_TO BE DONE:_
Transcribe every line from the top down to the line with "(l4) at (77,462-8.8)", both ends included, but not the pictures.

_SUPPLIED MATERIAL:_
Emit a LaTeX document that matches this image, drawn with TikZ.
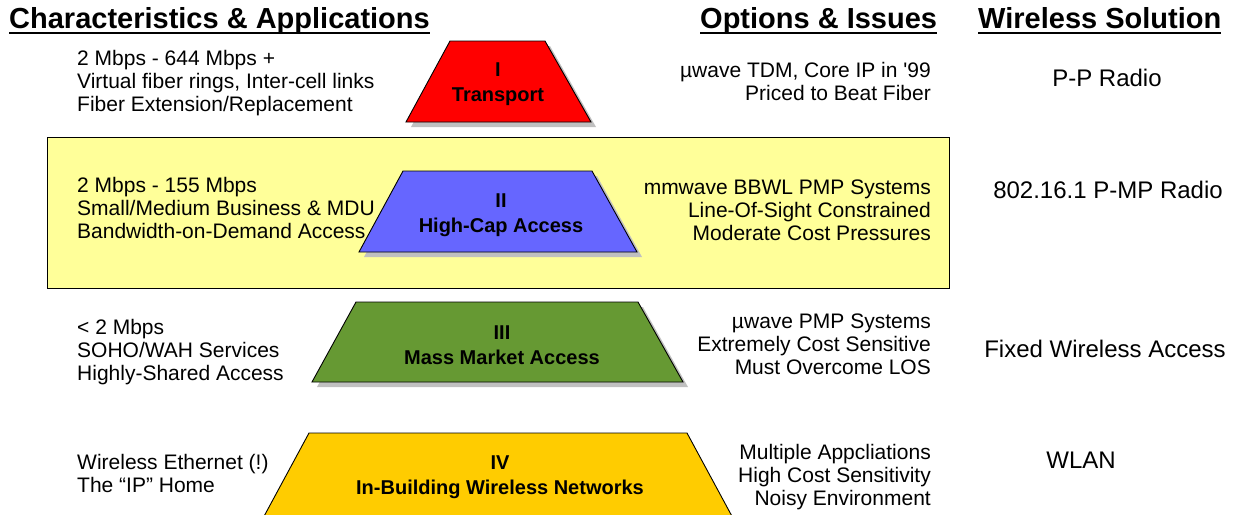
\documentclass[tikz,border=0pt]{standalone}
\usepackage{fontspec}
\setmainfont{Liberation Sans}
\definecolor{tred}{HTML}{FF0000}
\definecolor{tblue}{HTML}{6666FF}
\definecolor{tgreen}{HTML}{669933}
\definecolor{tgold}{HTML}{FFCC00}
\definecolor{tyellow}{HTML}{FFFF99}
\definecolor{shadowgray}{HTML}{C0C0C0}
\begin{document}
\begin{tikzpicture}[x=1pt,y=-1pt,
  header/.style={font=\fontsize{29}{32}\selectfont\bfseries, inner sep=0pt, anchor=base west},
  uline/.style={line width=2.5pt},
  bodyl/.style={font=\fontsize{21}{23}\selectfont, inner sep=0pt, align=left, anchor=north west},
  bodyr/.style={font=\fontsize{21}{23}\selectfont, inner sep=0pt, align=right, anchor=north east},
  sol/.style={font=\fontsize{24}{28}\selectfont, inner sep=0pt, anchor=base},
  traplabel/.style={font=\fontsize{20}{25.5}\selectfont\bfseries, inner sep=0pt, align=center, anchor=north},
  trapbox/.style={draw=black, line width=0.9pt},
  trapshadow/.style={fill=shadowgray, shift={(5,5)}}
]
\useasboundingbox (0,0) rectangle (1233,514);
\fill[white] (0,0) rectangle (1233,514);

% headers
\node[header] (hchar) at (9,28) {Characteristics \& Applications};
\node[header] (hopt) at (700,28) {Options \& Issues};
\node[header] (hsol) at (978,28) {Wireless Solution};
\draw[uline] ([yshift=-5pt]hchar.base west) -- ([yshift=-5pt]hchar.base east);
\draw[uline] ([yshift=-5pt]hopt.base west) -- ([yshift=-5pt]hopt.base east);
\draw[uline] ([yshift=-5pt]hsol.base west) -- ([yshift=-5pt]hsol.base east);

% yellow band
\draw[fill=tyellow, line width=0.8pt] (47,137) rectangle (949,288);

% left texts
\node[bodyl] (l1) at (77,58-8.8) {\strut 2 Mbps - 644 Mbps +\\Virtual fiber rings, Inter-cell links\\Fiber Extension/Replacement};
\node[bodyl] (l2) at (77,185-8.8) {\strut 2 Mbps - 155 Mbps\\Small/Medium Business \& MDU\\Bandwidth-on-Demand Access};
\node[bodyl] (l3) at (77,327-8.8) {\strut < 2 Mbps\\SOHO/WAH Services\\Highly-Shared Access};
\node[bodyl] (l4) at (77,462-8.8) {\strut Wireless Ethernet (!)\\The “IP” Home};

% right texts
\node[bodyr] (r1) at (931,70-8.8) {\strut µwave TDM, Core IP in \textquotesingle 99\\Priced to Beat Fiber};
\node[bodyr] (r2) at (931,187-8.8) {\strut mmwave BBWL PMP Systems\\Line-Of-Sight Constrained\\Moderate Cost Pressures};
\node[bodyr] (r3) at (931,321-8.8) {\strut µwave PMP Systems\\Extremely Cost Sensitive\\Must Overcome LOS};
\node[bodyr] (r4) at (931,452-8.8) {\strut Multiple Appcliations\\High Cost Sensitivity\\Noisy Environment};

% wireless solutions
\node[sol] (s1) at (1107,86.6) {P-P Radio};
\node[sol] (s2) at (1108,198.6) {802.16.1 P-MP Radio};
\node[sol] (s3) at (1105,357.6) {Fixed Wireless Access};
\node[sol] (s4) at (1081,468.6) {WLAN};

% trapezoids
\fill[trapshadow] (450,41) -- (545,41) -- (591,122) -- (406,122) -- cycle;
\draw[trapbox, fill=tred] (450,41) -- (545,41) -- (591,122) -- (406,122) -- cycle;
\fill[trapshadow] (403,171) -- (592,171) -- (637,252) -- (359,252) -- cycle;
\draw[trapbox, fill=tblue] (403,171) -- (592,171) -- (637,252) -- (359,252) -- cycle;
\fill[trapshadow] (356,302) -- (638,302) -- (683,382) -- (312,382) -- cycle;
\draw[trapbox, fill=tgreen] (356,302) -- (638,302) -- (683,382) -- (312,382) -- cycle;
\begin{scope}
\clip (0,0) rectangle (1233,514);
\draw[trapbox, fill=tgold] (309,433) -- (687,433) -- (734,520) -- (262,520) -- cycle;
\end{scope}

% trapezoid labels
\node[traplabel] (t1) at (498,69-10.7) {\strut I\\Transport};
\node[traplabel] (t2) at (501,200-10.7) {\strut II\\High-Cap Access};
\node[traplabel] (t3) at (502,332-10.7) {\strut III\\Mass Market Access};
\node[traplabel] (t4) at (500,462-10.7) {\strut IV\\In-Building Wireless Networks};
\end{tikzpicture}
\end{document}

_PROBLEM SOLUTION:_
Emit a LaTeX document that matches this image, drawn with TikZ.
\documentclass[tikz,border=0pt]{standalone}
\usepackage{fontspec}
\setmainfont{Liberation Sans}
\definecolor{tred}{HTML}{FF0000}
\definecolor{tblue}{HTML}{6666FF}
\definecolor{tgreen}{HTML}{669933}
\definecolor{tgold}{HTML}{FFCC00}
\definecolor{tyellow}{HTML}{FFFF99}
\definecolor{shadowgray}{HTML}{C0C0C0}
\begin{document}
\begin{tikzpicture}[x=1pt,y=-1pt,
  header/.style={font=\fontsize{29}{32}\selectfont\bfseries, inner sep=0pt, anchor=base west},
  uline/.style={line width=2.5pt},
  bodyl/.style={font=\fontsize{21}{23}\selectfont, inner sep=0pt, align=left, anchor=north west},
  bodyr/.style={font=\fontsize{21}{23}\selectfont, inner sep=0pt, align=right, anchor=north east},
  sol/.style={font=\fontsize{24}{28}\selectfont, inner sep=0pt, anchor=base},
  traplabel/.style={font=\fontsize{20}{25.5}\selectfont\bfseries, inner sep=0pt, align=center, anchor=north},
  trapbox/.style={draw=black, line width=0.9pt},
  trapshadow/.style={fill=shadowgray, shift={(5,5)}}
]
\useasboundingbox (0,0) rectangle (1233,514);
\fill[white] (0,0) rectangle (1233,514);

% headers
\node[header] (hchar) at (9,28) {Characteristics \& Applications};
\node[header] (hopt) at (700,28) {Options \& Issues};
\node[header] (hsol) at (978,28) {Wireless Solution};
\draw[uline] ([yshift=-5pt]hchar.base west) -- ([yshift=-5pt]hchar.base east);
\draw[uline] ([yshift=-5pt]hopt.base west) -- ([yshift=-5pt]hopt.base east);
\draw[uline] ([yshift=-5pt]hsol.base west) -- ([yshift=-5pt]hsol.base east);

% yellow band
\draw[fill=tyellow, line width=0.8pt] (47,137) rectangle (949,288);

% left texts
\node[bodyl] (l1) at (77,58-8.8) {\strut 2 Mbps - 644 Mbps +\\Virtual fiber rings, Inter-cell links\\Fiber Extension/Replacement};
\node[bodyl] (l2) at (77,185-8.8) {\strut 2 Mbps - 155 Mbps\\Small/Medium Business \& MDU\\Bandwidth-on-Demand Access};
\node[bodyl] (l3) at (77,327-8.8) {\strut < 2 Mbps\\SOHO/WAH Services\\Highly-Shared Access};
\node[bodyl] (l4) at (77,462-8.8) {\strut Wireless Ethernet (!)\\The “IP” Home};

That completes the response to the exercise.